Publishing letters of such questionable, factual import does nothing to advance debate and serves only to foster ignorance and unnecessary confusion in the community. The paper is giving undue legitimacy to climate-change skepticism and fueling common fallacies about the issue in the process. It would be easy to place the blame for the poor standard of argument in these letters at the feet of their authors (who certainly should not avoid all culpability here), but their ignorance, depending on the circumstances, may well be excusable: the loose criteria by which the Herald Sun chooses the letters it publishes certainly is not. The Herald Sun, remember, the most widely-read publication in this city by a wide margin. For many people, it serves as the primary source of news.

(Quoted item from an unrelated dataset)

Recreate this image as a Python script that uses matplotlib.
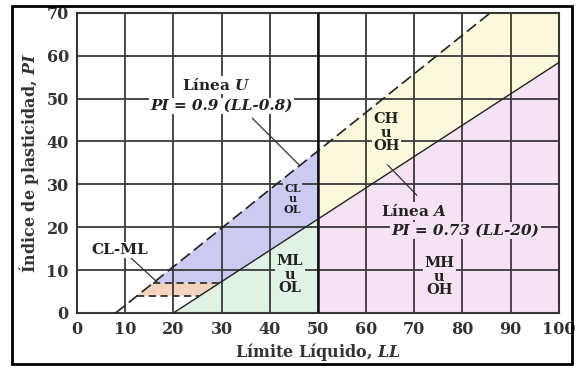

When the paper gives legitimacy to spurious argumentation such as this, it succeeds only in polluting the pool of public information that is so integral to the democratic process. Needless to say, this is the exact opposite of what a newspaper should be doing!
I can't help but laugh at many of the opinions that are published in the Hun, but there is a serious side to this. As I said in my last post, these people vote and they are being seriously let down by the poor standard of information that so regularly makes its way onto the paper's pages. I'm presuming that the paper wouldn't deign to compromise the integrity of public debate by publishing letters that question, say, the scope of the holocaust or the legitimacy of the moon-landing, so why should it be any different for the issue of climate-change?